I've seen people who can get carried away adding layers of stuff to something simple and beautiful without ever realizing that it stopped being simple and beautiful quite a while ago, because they still understand everything. Boiling frog design, if you will. I don't know Don Box well enough to tell if he's one of those people, but COM and related technologies seem to have seen a lot of that crowd.


It appears he was of that crowd:

http://news.ycombinator.com/item?id=335734


Good advice from the irrepressible Dijkstra on this matter: "Before embarking on an ambitious project, try to kill it." (http://www.cs.utexas.edu/users/EWD/ewd10xx/EWD1055A.PDF)

If you try honestly and still fail to kill it completely, whatever's left that you can't kill because it seems doable right now is one way to go.


Funny that he has this under "Signs that you shouldn't be a programmer": "you think the presence of code in a program will affect its runtime behavior, even if it is never invoked".

Anyone who has written code in C can probably cite an anecdote where exactly this was the case, be it from a compiler bug or as fallout from a memory corruption bug.

Maybe we should add "does not understand the von Neumann architecture" to the list of signs that you're a mediocre programmer... On second thought, let's not -- the piece is bad enough to begin with. The "alternative careers" sections are just odious, and the whole thing breathes an air of inconstructiveness.


This happens in JVM languages as well. Most optimizing compilers will do things differently depending on what happens elsewhere in a function, even if it's "dead code" (and especially if it's dead code that the compiler is too stupid to realize is dead).

Granted this usually only affects runtime speed, but in some circumstances things can get worse (multithreaded programs are particularly susceptible to such optimizations, especially if they're not written correctly - yes, the real problem may be that you've written your code wrong, but there are very real situations where the presence of dead code can change the optimization path taken enough so that it either works or doesn't, which is a very real effect).

And that's even before we take into account compiler bugs, which just make things worse.

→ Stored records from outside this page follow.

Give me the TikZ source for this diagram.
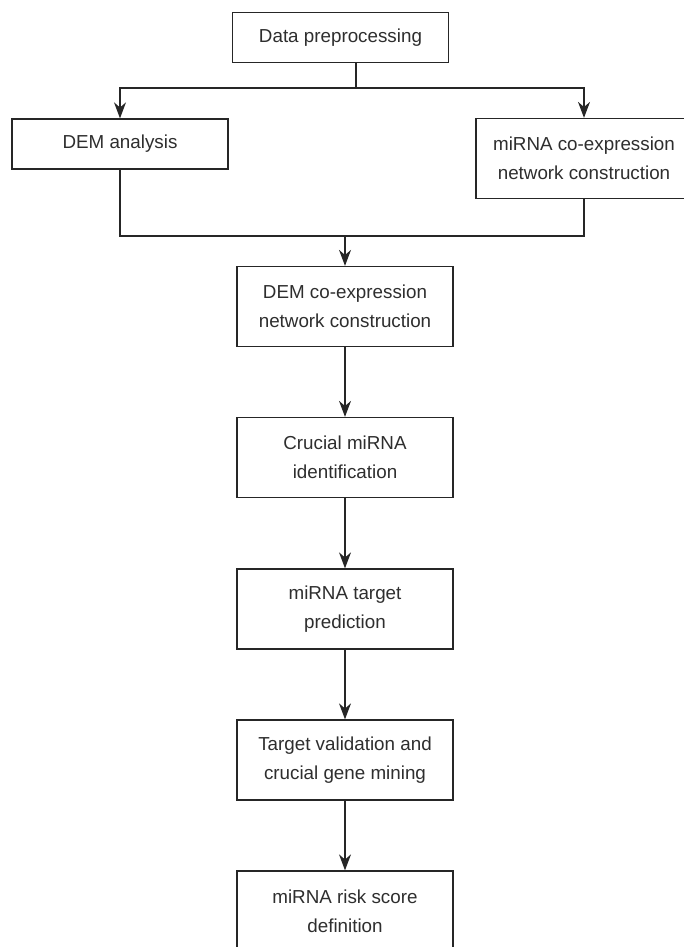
\documentclass[tikz,border=0pt]{standalone}
\usepackage{fontspec}
\setmainfont{Liberation Sans}
\usetikzlibrary{arrows.meta}
\definecolor{lc}{HTML}{262626}
\definecolor{tc}{HTML}{2E2E2E}
\begin{document}
\begin{tikzpicture}[x=0.5pt,y=-0.5pt,
  box/.style={draw=lc, line width=0.65pt, rectangle, minimum width=108pt, inner sep=0pt,
    text=tc, align=center, font=\fontsize{9.4}{14.5}\selectfont},
  onebox/.style={box, minimum height=25pt},
  twobox/.style={box, minimum height=40pt},
  conn/.style={draw=lc, line width=0.65pt},
  arr/.style={conn, -{Stealth[length=8pt, width=6pt, inset=2.6pt]}}]
\useasboundingbox (0,0) rectangle (684,947);
\clip (0,0) rectangle (684,947);
\fill[white] (0,0) rectangle (684,947);

\node[onebox] (top) at (340.5,37.7) {Data preprocessing};
\node[onebox] (dem) at (120,144) {DEM analysis};
\node[twobox] (mirna) at (584,158.5) {miRNA co-expression\\network construction};
\node[twobox] (demco) at (345,306.5) {DEM co-expression\\network construction};
\node[twobox] (crucial) at (345,457.5) {Crucial miRNA\\identification};
\node[twobox] (target) at (345,609) {miRNA target\\prediction};
\node[twobox] (valid) at (345,760) {Target validation and\\crucial gene mining};
\node[twobox] (risk) at (345,911) {miRNA risk score\\definition};

\coordinate (split) at (356,88);
\coordinate (merge) at (345,236);

\draw[conn] (top.south -| split) -- (split);
\draw[arr] (split) -| (dem.north);
\draw[arr] (split) -| (mirna.north);
\draw[conn] (dem.south) |- (merge);
\draw[conn] (mirna.south) |- (merge);
\draw[arr] (merge) -- (demco.north);
\draw[arr] (demco) -- (crucial);
\draw[arr] (crucial) -- (target);
\draw[arr] (target) -- (valid);
\draw[arr] (valid) -- (risk);
\end{tikzpicture}
\end{document}
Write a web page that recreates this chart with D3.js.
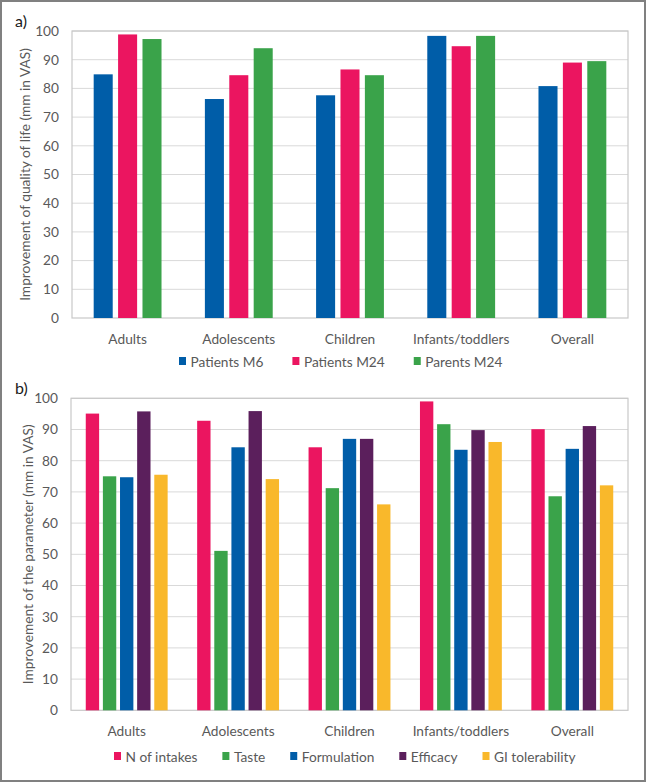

It's quite possible there is none, and they're independent "inventions". There aren't that many four-letter words composed of hex digits (by my reckoning, the only common ones are BABE, BEAD, BEEF, CAFE, DADA, DEAD, DEAF, DEED, FACE, FADE and FEED), and stringing two together to get a magic number must be a popular pastime. In fact, Wikipedia has a list of them at http://en.wikipedia.org/wiki/Magic_number_%28programming%29 under "magic debug values", which demonstrates that 1337 can get you some more.


In the late 90s, I cracked a shareware but didn't do it too well, it was a quick and dirty jump flip; the developer was testing for cracking attempts, and as soon as I left the debugger and stepped back into ring-3 I notice my Windows start button now read "0xDEADBEEF".


It takes some courage to admit that on a site populated by software entrepreneurs.

(I'm not condemning you -- but I do think that cracking shareware is the computer equivalent of meticulously planning how to steal coins from the collection plate at a slum church.)